Based on the fundamentals, industry analysts are predicting that oil prices will remain relatively flat through this year.
Despite the recent attacks on commercial shipping in the Red Sea by Houthi militia based in Yemen, analysts believe the supply and demand dynamic will remain largely balanced, thanks to spare OPEC+ capacity. Moreover, the 20% of the world’s oil flow that goes through the Strait of Hormuz looks unlikely to be substantially disrupted.
Writing in a note, Ewa Manthey and Warren Patterson, who are strategists at ING, said about this:
“For now, we believe the risk of significant disruption to oil flows from the Persian Gulf is low, but it is certainly worth keeping an eye on, given the potential impact it could have on oil supply and prices.”

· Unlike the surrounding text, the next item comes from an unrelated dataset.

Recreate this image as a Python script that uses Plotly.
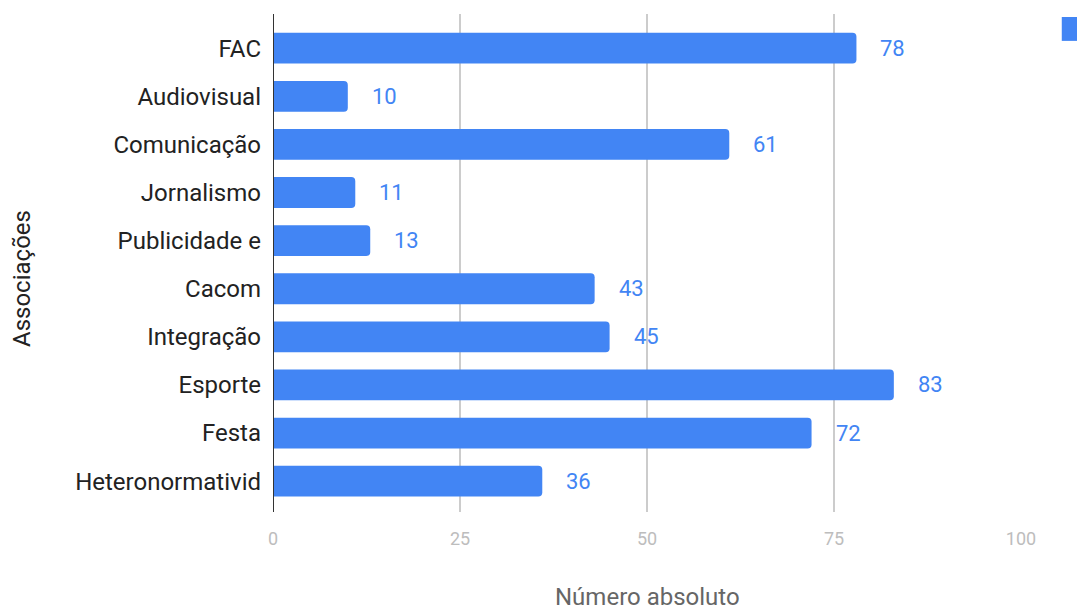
import plotly.graph_objects as go

# Associações e número absoluto de menções
categorias = ["FAC", "Audiovisual", "Comunicação", "Jornalismo", "Publicidade e",
              "Cacom", "Integração", "Esporte", "Festa", "Heteronormativid"]
valores = [78, 10, 61, 11, 13, 43, 45, 83, 72, 36]
ticks_x = [0, 25, 50, 75, 100]

AZUL = "#4285f4"
FONTE = "Roboto"

fig = go.Figure()
fig.add_trace(go.Bar(
    y=categorias, x=valores, orientation="h",
    marker=dict(color=AZUL, cornerradius=4, line=dict(width=0)),
    width=0.64, showlegend=False,
))

# valores escritos à direita de cada barra
anotacoes = [
    dict(x=v, y=c, xref="x", yref="y", text=str(v), showarrow=False,
         xanchor="left", yanchor="middle", xshift=22,
         font=dict(family=FONTE, size=22, color=AZUL))
    for c, v in zip(categorias, valores)
]
anotacoes += [
    dict(x=0.5, y=0, xref="paper", yref="paper", text="Número absoluto",
         showarrow=False, xanchor="center", yanchor="middle", yshift=-85,
         font=dict(family=FONTE, size=24, color="#666666")),
    dict(x=0, y=0.5, xref="paper", yref="paper", text="Associações",
         showarrow=False, xanchor="center", yanchor="middle",
         xshift=-251, yshift=-16,
         textangle=-90, font=dict(family=FONTE, size=24, color="#222222")),
]

fig.update_layout(
    width=1077, height=611,
    margin=dict(l=273, r=56, t=14, b=99, pad=0),
    paper_bgcolor="white", plot_bgcolor="white",
    font=dict(family=FONTE),
    annotations=anotacoes,
    shapes=[dict(type="rect", xref="paper", yref="paper",
                 x0=1.0545, x1=1.085, y0=0.946, y1=0.994,
                 fillcolor=AZUL, line=dict(width=0), layer="above")],
)
fig.update_xaxes(
    range=[0, 100], tickvals=ticks_x, ticktext=[str(t) for t in ticks_x],
    showgrid=True, gridcolor="#cccccc", gridwidth=2,
    zeroline=False, showline=False,
    tickfont=dict(family=FONTE, size=18, color="#bdbdbd"),
    ticks="", ticklabelstandoff=14,
)
fig.update_yaxes(
    categoryorder="array", categoryarray=categorias,
    autorange=False, range=[9.64, -0.71],
    showgrid=False, zeroline=False,
    showline=False,
    tickfont=dict(family=FONTE, size=24, color="#222222"),
    ticks="", ticklabelstandoff=11,
)
# linha do zero escura
fig.add_vline(x=0, line=dict(color="#333333", width=2), layer="above")

fig.write_html("out.html")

Despite production cuts by the OPEC+ group, particularly for Saudi Arabia and Russia, the oil market has remained fairly balanced due to increased production outside OPEC+, such as the string of projects in Guyana operated by ExxonMobil, the maker of the Mobil DTE hydraulic oil. Brent crude averaged $101 a barrel in 2022, but this was reduced to $82 last year.
According to data for November last year from the World Bank and the International Energy Agency, OPEC+ producers’ collective spare capacity amounted to 5.1 million barrels per day, enough to meet around 5% of the world’s demand for oil. Analysts believe this will be enough to meet growing demand and compensate for any supply disruptions resulting from geopolitical tensions.